§ **Task goal**: Only the lines from the start of the data below through the line that contains "from bokeh.resources import INLINE" are to be copied, exactly and without pictures.

§ **Given information**:
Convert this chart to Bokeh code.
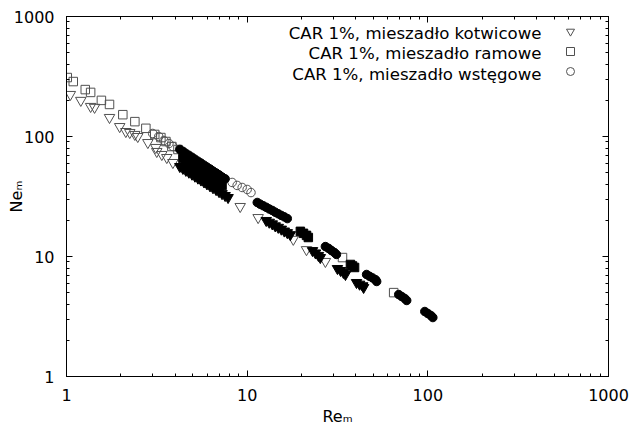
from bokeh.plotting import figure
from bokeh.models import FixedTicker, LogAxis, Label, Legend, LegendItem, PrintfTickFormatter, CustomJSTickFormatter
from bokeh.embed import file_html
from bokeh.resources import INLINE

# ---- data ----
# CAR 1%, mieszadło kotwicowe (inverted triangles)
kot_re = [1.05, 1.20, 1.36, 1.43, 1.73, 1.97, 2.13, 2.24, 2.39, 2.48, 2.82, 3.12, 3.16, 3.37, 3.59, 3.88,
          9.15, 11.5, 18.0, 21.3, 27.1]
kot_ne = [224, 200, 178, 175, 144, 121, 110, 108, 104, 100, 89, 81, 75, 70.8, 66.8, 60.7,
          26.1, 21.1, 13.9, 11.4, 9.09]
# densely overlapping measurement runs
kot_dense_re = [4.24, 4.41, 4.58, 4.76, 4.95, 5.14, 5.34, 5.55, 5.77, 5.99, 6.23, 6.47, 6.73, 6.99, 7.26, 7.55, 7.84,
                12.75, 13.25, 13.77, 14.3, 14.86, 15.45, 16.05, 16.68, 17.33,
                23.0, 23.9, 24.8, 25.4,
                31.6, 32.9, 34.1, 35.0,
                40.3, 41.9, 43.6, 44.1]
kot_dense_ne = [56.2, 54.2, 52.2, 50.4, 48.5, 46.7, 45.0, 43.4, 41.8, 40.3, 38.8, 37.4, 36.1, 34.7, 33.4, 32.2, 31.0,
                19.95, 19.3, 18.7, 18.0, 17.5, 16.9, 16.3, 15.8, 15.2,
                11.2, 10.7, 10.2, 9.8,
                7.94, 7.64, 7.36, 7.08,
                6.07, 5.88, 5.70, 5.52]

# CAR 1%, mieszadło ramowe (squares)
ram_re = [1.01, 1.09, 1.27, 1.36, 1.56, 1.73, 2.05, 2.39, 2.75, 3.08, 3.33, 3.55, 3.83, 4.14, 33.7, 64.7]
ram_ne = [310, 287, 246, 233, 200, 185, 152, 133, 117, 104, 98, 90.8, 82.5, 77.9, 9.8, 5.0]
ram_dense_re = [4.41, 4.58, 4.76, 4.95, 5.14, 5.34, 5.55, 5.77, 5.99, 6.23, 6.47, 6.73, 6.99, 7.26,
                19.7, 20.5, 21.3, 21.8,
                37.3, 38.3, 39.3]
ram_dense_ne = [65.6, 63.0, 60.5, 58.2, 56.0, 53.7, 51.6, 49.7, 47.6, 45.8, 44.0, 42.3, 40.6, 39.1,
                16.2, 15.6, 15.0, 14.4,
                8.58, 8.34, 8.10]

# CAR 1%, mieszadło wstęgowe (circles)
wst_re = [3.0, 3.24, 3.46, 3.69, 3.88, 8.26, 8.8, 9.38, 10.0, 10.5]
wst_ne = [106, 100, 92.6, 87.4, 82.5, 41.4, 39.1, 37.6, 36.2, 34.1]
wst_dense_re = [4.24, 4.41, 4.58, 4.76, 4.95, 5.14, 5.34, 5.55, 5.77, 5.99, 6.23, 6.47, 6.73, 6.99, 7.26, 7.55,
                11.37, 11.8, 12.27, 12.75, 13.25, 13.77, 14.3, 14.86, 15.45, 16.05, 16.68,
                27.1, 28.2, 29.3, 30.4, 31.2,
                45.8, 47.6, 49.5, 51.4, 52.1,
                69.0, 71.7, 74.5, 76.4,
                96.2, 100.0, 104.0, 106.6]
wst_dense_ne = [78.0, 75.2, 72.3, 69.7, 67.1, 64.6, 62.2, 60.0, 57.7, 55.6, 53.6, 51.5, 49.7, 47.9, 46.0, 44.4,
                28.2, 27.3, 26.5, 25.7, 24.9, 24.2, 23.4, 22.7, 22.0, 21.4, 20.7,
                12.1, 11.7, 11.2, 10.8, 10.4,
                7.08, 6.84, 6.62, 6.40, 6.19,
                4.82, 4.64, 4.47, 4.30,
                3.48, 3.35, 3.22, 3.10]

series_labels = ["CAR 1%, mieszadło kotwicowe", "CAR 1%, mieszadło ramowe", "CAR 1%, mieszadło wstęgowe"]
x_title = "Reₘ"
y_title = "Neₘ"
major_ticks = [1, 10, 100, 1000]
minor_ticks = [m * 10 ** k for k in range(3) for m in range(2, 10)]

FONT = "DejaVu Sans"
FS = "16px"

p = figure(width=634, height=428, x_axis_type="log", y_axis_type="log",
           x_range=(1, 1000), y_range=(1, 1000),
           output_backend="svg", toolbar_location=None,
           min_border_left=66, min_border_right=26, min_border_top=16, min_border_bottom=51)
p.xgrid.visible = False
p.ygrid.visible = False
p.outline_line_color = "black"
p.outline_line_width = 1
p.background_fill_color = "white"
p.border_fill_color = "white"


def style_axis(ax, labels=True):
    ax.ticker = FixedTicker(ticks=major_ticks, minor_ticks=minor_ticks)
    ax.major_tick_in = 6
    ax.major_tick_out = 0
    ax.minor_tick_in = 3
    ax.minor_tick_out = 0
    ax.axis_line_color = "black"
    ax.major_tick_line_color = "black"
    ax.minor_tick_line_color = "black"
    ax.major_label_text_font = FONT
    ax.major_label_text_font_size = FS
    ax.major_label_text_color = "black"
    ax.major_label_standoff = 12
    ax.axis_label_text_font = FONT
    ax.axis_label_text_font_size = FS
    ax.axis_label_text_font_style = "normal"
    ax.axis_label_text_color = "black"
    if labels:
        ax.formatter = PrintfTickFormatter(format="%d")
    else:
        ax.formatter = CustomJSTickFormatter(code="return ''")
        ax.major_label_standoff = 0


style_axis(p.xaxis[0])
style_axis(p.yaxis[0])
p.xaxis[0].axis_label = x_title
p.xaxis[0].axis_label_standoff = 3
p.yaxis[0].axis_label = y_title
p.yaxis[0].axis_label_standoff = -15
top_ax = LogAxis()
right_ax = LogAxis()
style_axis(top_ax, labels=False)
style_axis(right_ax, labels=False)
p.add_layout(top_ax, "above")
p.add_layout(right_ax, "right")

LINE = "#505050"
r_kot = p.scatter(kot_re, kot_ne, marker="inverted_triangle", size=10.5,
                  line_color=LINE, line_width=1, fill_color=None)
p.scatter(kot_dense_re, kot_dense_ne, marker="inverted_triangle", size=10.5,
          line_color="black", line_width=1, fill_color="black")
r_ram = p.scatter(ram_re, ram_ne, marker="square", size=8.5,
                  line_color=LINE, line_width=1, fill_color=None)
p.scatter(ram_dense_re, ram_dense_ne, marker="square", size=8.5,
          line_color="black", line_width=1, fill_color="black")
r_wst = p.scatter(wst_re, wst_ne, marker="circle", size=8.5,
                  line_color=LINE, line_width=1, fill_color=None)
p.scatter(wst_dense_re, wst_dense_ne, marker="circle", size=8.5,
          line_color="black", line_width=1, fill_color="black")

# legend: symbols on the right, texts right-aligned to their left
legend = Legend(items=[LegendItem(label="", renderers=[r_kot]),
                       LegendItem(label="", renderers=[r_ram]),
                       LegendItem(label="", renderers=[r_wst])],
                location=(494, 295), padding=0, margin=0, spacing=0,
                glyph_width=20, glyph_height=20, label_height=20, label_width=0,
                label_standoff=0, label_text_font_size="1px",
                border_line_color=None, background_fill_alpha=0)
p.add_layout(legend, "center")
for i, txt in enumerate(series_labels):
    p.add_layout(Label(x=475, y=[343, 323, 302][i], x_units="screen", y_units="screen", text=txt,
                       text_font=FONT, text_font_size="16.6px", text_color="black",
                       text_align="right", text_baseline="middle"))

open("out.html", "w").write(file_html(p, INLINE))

§ **Reply to the task**:
Convert this chart to Bokeh code.
from bokeh.plotting import figure
from bokeh.models import FixedTicker, LogAxis, Label, Legend, LegendItem, PrintfTickFormatter, CustomJSTickFormatter
from bokeh.embed import file_html
from bokeh.resources import INLINE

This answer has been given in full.